It's probably very safe to say that the GF 7nm process is not as good as Intel's 10nm, and I will put my life on the fact that we will not be seeing an 8+core Ryzen2 running air cooled at 5GHz anytime soon. For the next few years IPC is king for AMD, as Intel will match them on core count soon, and probably still better them on clock speeds.
GloFos' 7nm, from the specifications I have read, is in fact about as good as Intel's 10nm. That being said, Intel is said to start with 10nm+ , which is most likely better (but still much closer to GloFo's 7nm than what Intel's 14nm+ was to GloFo's 14nm, when Ryzen launched in 2017). Whether GloFo's 7nm is as good as Intel's 10nm is irrelevant; you need to compare it GloFo's 12nm or 14nm process, which the last two Ryzen processors were one. Do you honestly believe their 7nm will provide less than 10% possible frequency increase over their 12nm process?

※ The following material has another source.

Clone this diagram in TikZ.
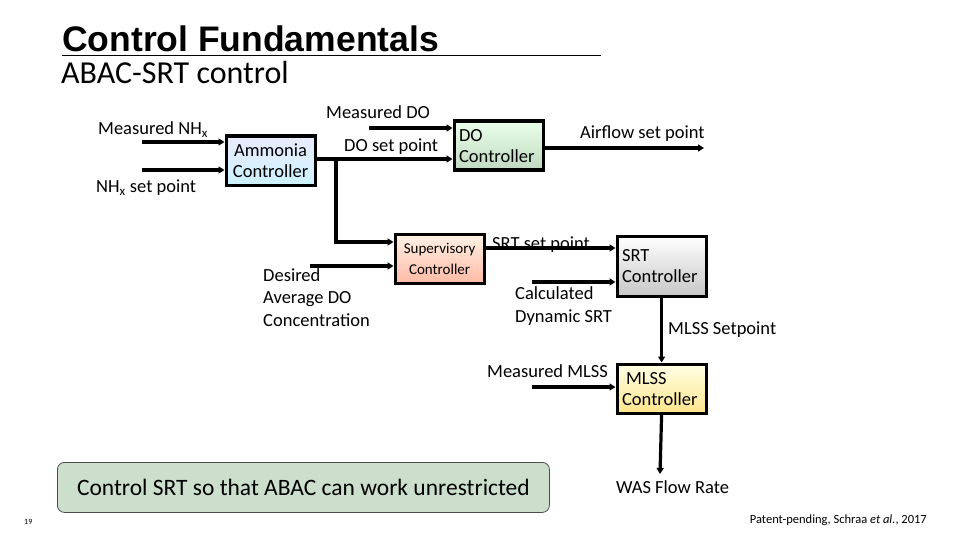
\documentclass[tikz,border=0pt]{standalone}
\usepackage{fontspec}
\setmainfont{Carlito}
\newfontfamily\arialf{Liberation Sans}
\usetikzlibrary{arrows.meta}
\begin{document}
\begin{tikzpicture}[x=1pt,y=-1pt,
  blk/.style={draw=black,line width=3.2pt,minimum width=89pt,inner xsep=5pt,inner ysep=0pt,anchor=north west,font=\fontsize{18.5}{21}\selectfont,align=left},
  arr/.style={line width=3.2pt,-{Triangle[length=6pt,width=7pt]}},
  lbl/.style={font=\fontsize{18.5}{21}\selectfont,inner sep=0pt}]
\useasboundingbox (0,0) rectangle (960,540);
% title
\node[anchor=base west,inner sep=0pt,font=\arialf\bfseries\fontsize{35.5}{38}\selectfont] (title) at (62,52) {Control Fundamentals};
\draw[line width=0.8pt] (62,55) -- (601,55);
\node[anchor=base west,inner sep=0pt,font=\fontsize{32}{34}\selectfont] (sub) at (61,84) {ABAC-SRT control};
% boxes
\node[blk,minimum height=49pt,top color=blue!8,bottom color=blue!25!cyan!20,text width=79pt,align=center] (amm) at (224.5,134.5) {Ammonia\\Controller};
\node[blk,minimum height=49pt,top color=green!8,bottom color=green!40!black!25,text width=79pt] (do) at (452.5,119.5) {DO\\Controller};
\node[blk,minimum height=49pt,top color=orange!10,bottom color=orange!45!red!35,text width=79pt,align=center,font=\fontsize{15}{21}\selectfont] (sup) at (393.5,232.5) {Supervisory\\Controller};
\node[blk,minimum height=60pt,top color=white,bottom color=black!22,text width=79pt] (srt) at (615.5,234.5) {SRT\\Controller};
\node[blk,minimum height=49pt,top color=yellow!10,bottom color=orange!45!yellow!45,text width=79pt] (mlss) at (615.5,362.5) {\hspace*{4pt}MLSS\\Controller};
% coordinates
\coordinate (nh1) at (142,142);
\coordinate (nh2) at (142,170);
\coordinate (mdo) at (369,128);
\coordinate (br) at (336,159);
\coordinate (brd) at (336,242);
\coordinate (des) at (310,266);
\coordinate (air) at (704,148);
\coordinate (calc) at (532,282);
\coordinate (mm) at (532,387);
\coordinate (was) at (660,474);
% connectors
\draw[arr] (nh1) -- (nh1 -| amm.west);
\draw[arr] (nh2) -- (nh2 -| amm.west);
\draw[arr] (amm.east |- br) -- (br -| do.west);
\draw[arr] (mdo) -- (mdo -| do.west);
\draw[arr] (br) -- (brd) -- (brd -| sup.west);
\draw[arr] (des) -- (des -| sup.west);
\draw[arr] (do.east |- air) -- (air);
\draw[arr] (sup.east |- 0,248) -- (srt.west |- 0,248);
\draw[arr] (calc) -- (calc -| srt.west);
\draw[arr] (srt.south) -- (mlss.north);
\draw[arr] (mm) -- (mm -| mlss.west);
\draw[arr] (mlss.south) -- (was);
% labels
\node[lbl,anchor=base west] (l1) at (98,135) {Measured NH\textsubscript{x}};
\node[lbl,anchor=base west] (l2) at (96,193) {NH\textsubscript{x} set point};
\node[lbl,anchor=base west] (l3) at (326,119) {Measured DO};
\node[lbl,anchor=base west] (l4) at (344,152) {DO set point};
\node[lbl,anchor=base west] (l5) at (580,139) {Airflow set point};
\node[lbl,anchor=north west,align=left,font=\fontsize{18.5}{22.5}\selectfont] (l6) at (263,268) {Desired\\Average DO\\Concentration};
\node[lbl,anchor=base west] (l7) at (492,249) {SRT set point};
\node[lbl,anchor=north west,align=left,font=\fontsize{18.5}{23}\selectfont] (l8) at (515,286) {Calculated\\Dynamic SRT};
\node[lbl,anchor=base west] (l9) at (668,334) {MLSS Setpoint};
\node[lbl,anchor=base west] (l10) at (487,377) {Measured MLSS};
\node[lbl,anchor=base west] (l11) at (616,493) {WAS Flow Rate};
% note
\node[draw=black!70,line width=0.8pt,rounded corners=7pt,fill=green!35!black!20,minimum width=492pt,minimum height=50pt,anchor=north west,inner sep=0pt,font=\fontsize{23.5}{26}\selectfont] (note) at (57,462) {Control SRT so that ABAC can work unrestricted};
\node[lbl,anchor=base west,font=\fontsize{8}{9}\selectfont] (pg) at (24,524) {19};
\node[lbl,anchor=base east,font=\fontsize{12.5}{14}\selectfont] (pat) at (927,523) {Patent-pending, Schraa \textit{et al.}, 2017};
\end{tikzpicture}
\end{document}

The upcoming 7LP 7nm FinFET process will, according to GloFo, provide the possibility to achieve around 30% performance improvement over 14nm, or 20-30% over the current 12nm process of the Ryzen 2 (which I believe was a quick and dirty transition from AMD, as they have the majority of their focus on Ryzen 3 / Zen 2). Traditionally, the actual clock speed improvements are half of those stated to be possible (because of various factors, like architecture limits), so my I guess is at least a 10% frequency improvement here -- around 4.8 GHz turbo on some cores, and all cores at somewhere around 4.3 GHz is very, very plausible.
For the next few years IPC is king for AMD, as Intel will match them on core count soon, and probably still better them on clock speeds. So AMD does need to aim and reach higher than the current Intel architecture, a
This is true, and AMD will already at least match Intel in IPC with Ryzen 3 next year; that fact is pretty sure. But it's certainly not the 15% IPC you claim....
How much more improvement they will do in IPC further down the road remains to be seen, although I doubt it'll be as good as Zen 2. There's supposedly going to be two major revisions to the architecture, with Zen 2 next year being the first one. The second one is Zen 5 (Zen 4 name is being skipped) in 2021. AMD are said to have a whole new architecture ready after that as well, from what I've heard.
In the question of clock speed, I think AMD have a greater base from which to start from than Intel. Frequency increases have their limits, and Intel can increase the frequency only so much, before they need to stop. AMD, on the other hand, still have pretty conservative clockspeeds in comparison, and have greater potential of performance increases as we move along. A potential AMD needs to take advantage of: single-digit IPC superiority is not enough to make up for their clock speed deficit, if they want to perform better than Intel Core.